Wednesday, May 9, 2012

Eugene's F Bomb


5th Grade Longfellow Elementary San Francisco
In my fifth grade class at Longfellow Elementary in San Francisco, a boy named Eugene sat behind me. I can’t remember Eugene’s last name but it was something like Smith or Brown.  Eugene had reddish-brown hair and brown eyes, some freckles and an unremarkable look about him. His unique distinction- and we  all have one- was that he would let the F-bomb fly about twenty times a day. In 1962, in 5th grade, that was unusual.

I was a Safety Patrol. I took my safety patrol job seriously. I would wear my white belt and hold back the pedestrians until it was safe to cross the street. I obeyed the rules and I enjoyed enforcing them. I remember taking care of that white belt as if it were a living thing. I was proud of my job.

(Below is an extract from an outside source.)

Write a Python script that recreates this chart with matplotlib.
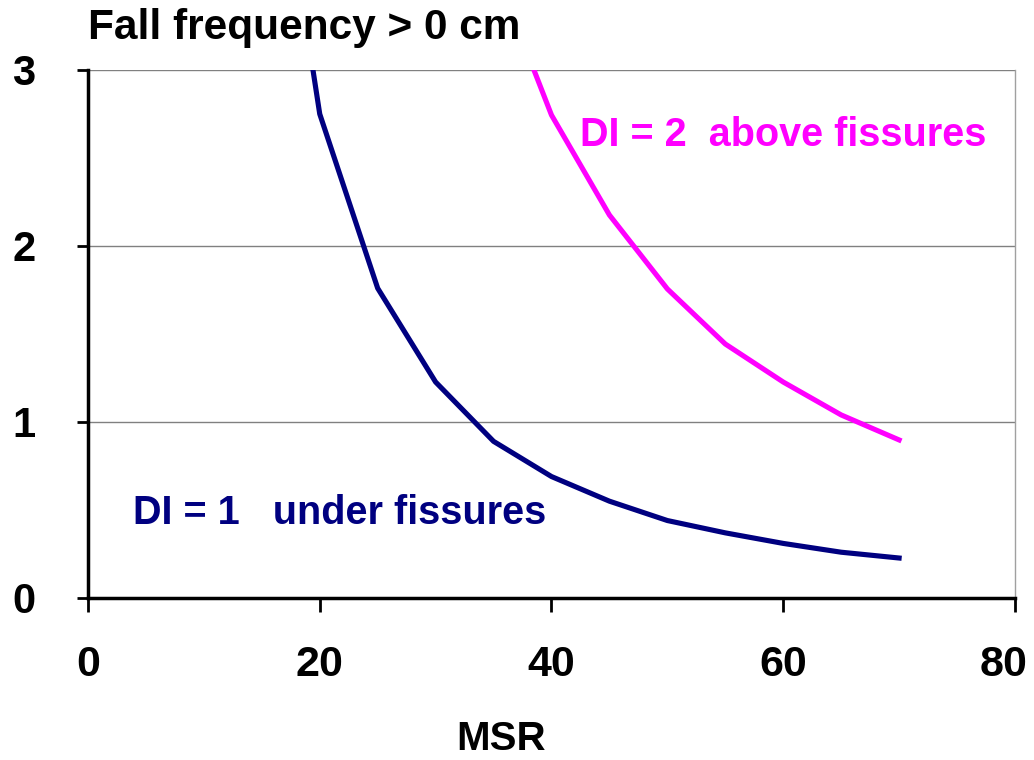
import matplotlib.pyplot as plt
import matplotlib as mpl
from matplotlib.transforms import ScaledTranslation

# MSR values (x) and fall frequency for the two curves
msr = [15, 20, 25, 30, 35, 40, 45, 50, 55, 60, 65, 70]
di1_under = [4.89, 2.75, 1.76, 1.227, 0.89, 0.69, 0.55, 0.44, 0.37, 0.31, 0.26, 0.227]
di2_above = [None, None, None, None, 3.59, 2.744, 2.176, 1.756, 1.443, 1.227, 1.04, 0.898]

x_ticks = [0, 20, 40, 60, 80]
y_ticks = [0, 1, 2, 3]

mpl.rcParams['font.family'] = ['Liberation Sans', 'DejaVu Sans']


def main():
    fig = plt.figure(figsize=(10.34, 7.6), dpi=100)
    ax = fig.add_axes([0.0851, 0.2132, 0.8965, 0.6947])

    xs2 = [x for x, v in zip(msr, di2_above) if v is not None]
    ys2 = [v for v in di2_above if v is not None]

    ax.plot(msr, di1_under, color='#000080', lw=3.7)
    ax.plot(xs2, ys2, color='#FF00FF', lw=3.7)

    ax.set_xlim(0, 80)
    ax.set_ylim(0, 3)
    ax.set_xticks(x_ticks)
    ax.set_yticks(y_ticks)
    ax.set_xticklabels([str(t) for t in x_ticks], fontsize=31, fontweight='bold')
    ax.set_yticklabels([str(t) for t in y_ticks], fontsize=30, fontweight='bold')
    ax.tick_params(axis='x', direction='out', length=10, width=2, pad=24)
    ax.tick_params(axis='y', direction='out', length=8, width=2, pad=30)

    # keep the last x label inside the figure, like the original
    last = ax.get_xticklabels()[-1]
    last.set_transform(last.get_transform() + ScaledTranslation(-0.11, 0, fig.dpi_scale_trans))

    for y in y_ticks[1:]:
        ax.axhline(y, color='#808080', lw=1, zorder=0)

    ax.spines['left'].set_linewidth(2.5)
    ax.spines['bottom'].set_linewidth(2.5)
    ax.spines['top'].set_visible(False)
    ax.spines['right'].set_color('#a0a0a0')
    ax.spines['right'].set_linewidth(1)

    fig.text(0.485, 0.027, 'MSR', fontsize=29, fontweight='bold', ha='center', va='center')
    fig.text(0.085, 0.963, 'Fall frequency > 0 cm', fontsize=30.5, fontweight='bold', va='center')

    ax.text(42.5, 2.63, 'DI = 2  above fissures', color='#FF00FF', fontsize=28.5,
            fontweight='bold', va='center')
    ax.text(3.9, 0.485, 'DI = 1   under fissures', color='#000080', fontsize=28.5,
            fontweight='bold', va='center')

    fig.savefig('out.png', dpi=100)


if __name__ == "__main__":
    main()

Eugene annoyed me. In addition to his cussing, he picked his nose. Since I came from a family that smacked you if you picked your nose I made an effort to never look at him because I knew I would hit him.

As the school year neared the half-way mark, I found myself hating Eugene. He started to look rat-like to me. I’m pretty sure he hated me too. Mrs. Renstrom, I have no doubt, was sick of me telling on him as much as she was sick of him swearing and finally moved me to a different spot. How she handled him, I don’t remember.

Now though- some 50 years later I think I was a little too harsh on Eugene. The F-bomb is my favorite word. I use it when I am happy, mad and sometimes sad.  It’s descriptive, it’s definitive, and it makes me feel better. It’s a little mini stress reducer in an extremely stressful world. It’s just a little word- yet it carries enormous impact. I get it now- I really do.

I would like to officially, apologize to you Eugene.  You may have grown up to be a nose picking creep, or maybe you are in the FBI or CIA or a politician somewhere. Maybe you died in some war or from some drugs or maybe you are happily married now, with four kids and six grandkids, all running around dropping the F-bomb for you.  I just want you know I get it- and Mrs. Renstrom probably got it back then. She probably felt the same - being in charge of 30 plus 5th graders when the world was changing faster than she could learn about it- let alone teach us.

Now, I can say I see the need for rules, but I break many of them. I’m loathe to make others follow any rules, too many years of herding cats to want to do that anymore. Now- I just say fuck it- and move on.